NASZA TARCZA ANTYRAKIETOWA

   Rozweselił mnie w poniedziałek (6.08.2012) z samego rana felietonista tabloidu Super Express, ekstowarzysz Marek Król. Rozwinął on twórczą myśl miłościwie panującego prezydenta RP Bronisława Komorowskiego i zaproponował zbudowanie własnej (bez łaski Jankesów) tarczy antyrakietowej jak najtańszym kosztem, a konkretnie: wzmocnienie siły obronnej granicy państwowej naszego przeuroczego kraju portretami Anny Grodzkiej i Stefana Niesiołowskiego.

   Popierając pomysł zabijania wroga śmiechem - dodałbym do tego wyśmienitego duetu jeszcze jakiegoś zawsze dyspozycyjnego prawnika, który potrafi wygrać z każdym nieprzyjacielem, udowadniając mu np., że wojna to synonim pokoju i na odwyrtkę. Skoro mamy już mężczyznę i obojnaka, to może do kompletu prawdziwa kobieta?
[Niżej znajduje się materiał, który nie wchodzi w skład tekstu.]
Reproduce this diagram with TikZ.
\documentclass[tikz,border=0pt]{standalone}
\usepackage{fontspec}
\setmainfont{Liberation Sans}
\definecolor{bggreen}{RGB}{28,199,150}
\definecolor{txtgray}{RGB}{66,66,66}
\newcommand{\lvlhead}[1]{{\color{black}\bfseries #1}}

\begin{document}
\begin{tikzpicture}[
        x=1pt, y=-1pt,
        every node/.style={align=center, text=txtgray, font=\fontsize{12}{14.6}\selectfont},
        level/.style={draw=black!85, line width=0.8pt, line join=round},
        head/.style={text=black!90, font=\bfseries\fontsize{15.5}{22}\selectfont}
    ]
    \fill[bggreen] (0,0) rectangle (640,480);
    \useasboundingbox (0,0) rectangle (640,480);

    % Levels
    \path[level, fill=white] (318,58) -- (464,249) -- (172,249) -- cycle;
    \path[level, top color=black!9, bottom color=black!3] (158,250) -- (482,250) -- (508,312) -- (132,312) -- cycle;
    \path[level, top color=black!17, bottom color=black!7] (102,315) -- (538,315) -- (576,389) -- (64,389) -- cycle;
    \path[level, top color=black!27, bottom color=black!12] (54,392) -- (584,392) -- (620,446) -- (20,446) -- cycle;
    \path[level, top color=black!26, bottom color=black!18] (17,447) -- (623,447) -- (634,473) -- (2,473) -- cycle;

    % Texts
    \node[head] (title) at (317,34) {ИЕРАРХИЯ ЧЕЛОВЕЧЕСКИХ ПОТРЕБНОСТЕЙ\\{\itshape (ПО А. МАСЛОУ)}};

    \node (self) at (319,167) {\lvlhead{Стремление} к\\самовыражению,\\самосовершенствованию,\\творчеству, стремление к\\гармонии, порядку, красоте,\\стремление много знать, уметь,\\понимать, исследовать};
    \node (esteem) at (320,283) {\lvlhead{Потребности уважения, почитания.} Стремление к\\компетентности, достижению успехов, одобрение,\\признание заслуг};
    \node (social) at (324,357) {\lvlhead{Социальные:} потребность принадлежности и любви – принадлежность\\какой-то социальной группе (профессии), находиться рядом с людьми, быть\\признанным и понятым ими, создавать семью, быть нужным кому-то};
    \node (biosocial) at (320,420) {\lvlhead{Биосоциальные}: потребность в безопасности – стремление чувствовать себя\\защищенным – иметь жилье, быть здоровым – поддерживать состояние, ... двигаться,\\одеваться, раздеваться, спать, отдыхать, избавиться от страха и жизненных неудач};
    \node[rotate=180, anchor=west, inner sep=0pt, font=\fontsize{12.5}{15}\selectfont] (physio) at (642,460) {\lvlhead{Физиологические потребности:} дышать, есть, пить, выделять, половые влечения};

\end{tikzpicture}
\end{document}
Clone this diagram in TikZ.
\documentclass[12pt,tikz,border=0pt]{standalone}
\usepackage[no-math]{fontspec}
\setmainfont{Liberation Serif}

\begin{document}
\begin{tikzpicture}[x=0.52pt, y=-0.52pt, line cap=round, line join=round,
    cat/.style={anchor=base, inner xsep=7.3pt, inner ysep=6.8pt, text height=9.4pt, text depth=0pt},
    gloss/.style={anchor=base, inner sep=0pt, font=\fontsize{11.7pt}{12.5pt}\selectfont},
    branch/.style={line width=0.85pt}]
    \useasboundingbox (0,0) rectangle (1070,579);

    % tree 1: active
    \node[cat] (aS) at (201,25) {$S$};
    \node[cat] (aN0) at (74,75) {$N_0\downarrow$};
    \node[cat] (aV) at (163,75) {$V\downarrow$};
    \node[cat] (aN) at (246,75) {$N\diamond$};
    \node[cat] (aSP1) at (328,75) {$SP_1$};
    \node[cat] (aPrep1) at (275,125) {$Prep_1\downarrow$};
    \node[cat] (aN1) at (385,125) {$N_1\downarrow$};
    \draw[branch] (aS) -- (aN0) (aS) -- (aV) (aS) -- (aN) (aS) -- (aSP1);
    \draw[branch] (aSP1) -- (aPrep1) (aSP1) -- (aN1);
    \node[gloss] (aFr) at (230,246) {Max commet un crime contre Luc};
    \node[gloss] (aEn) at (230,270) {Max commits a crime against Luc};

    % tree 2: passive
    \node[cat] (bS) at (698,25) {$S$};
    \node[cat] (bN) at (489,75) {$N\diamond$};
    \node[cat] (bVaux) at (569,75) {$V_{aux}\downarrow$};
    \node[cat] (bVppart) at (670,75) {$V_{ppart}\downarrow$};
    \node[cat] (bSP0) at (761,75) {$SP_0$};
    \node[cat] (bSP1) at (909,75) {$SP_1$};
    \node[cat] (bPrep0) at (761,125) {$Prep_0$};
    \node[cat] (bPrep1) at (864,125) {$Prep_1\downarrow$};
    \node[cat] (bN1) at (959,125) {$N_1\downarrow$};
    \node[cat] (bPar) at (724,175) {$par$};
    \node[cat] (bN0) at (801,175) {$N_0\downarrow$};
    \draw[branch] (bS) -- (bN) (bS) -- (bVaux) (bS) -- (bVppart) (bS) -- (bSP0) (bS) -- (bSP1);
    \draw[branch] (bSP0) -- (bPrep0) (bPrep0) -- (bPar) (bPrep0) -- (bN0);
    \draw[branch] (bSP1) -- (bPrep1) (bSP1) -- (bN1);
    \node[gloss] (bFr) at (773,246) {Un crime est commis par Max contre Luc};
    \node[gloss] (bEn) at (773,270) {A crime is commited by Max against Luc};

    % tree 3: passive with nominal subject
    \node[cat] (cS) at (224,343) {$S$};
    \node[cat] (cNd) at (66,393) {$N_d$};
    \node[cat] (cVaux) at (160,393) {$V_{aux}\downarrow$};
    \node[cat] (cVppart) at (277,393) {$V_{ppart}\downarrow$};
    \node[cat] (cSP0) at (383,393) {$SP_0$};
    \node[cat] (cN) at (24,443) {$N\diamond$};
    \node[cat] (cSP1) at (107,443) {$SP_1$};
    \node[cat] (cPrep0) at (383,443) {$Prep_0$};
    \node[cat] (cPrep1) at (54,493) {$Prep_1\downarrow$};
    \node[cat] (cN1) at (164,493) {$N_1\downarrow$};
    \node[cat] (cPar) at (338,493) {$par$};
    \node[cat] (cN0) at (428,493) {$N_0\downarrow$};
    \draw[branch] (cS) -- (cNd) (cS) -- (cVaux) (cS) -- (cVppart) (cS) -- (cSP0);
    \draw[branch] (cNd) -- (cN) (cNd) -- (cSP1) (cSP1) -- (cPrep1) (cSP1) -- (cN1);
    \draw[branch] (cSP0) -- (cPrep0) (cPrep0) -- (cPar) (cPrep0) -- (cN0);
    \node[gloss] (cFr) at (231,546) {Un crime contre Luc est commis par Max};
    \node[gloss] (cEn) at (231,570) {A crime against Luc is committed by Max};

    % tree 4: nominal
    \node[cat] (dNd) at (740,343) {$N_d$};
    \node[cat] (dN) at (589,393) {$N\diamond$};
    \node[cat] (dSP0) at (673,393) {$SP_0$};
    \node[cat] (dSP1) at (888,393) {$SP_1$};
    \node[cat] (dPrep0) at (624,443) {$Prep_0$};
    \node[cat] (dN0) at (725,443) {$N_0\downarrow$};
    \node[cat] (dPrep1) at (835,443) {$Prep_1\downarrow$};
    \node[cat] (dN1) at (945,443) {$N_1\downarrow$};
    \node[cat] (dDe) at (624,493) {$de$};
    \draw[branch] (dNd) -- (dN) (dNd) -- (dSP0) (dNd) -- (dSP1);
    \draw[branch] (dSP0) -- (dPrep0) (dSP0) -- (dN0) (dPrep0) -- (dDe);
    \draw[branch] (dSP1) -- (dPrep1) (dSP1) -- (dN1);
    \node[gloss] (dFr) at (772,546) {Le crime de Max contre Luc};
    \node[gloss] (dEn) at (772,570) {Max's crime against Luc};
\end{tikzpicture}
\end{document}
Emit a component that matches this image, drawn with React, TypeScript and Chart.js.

Rekomenduję panią prezes Sądu Okręgowego we Wrocławiu - Ewę Barnaszewską, której prawość (przyzwalanie sędziom na orzeczniczą niezawisłość od konstytucji i innych ustaw), etyczność (fraternizowanie się z urzędnikami ZUS-u, bodaj najczęściej pozywanego przez pokrzywdzonych obywateli) i cygańską urodę miałem zaszczyt poznać osobiście.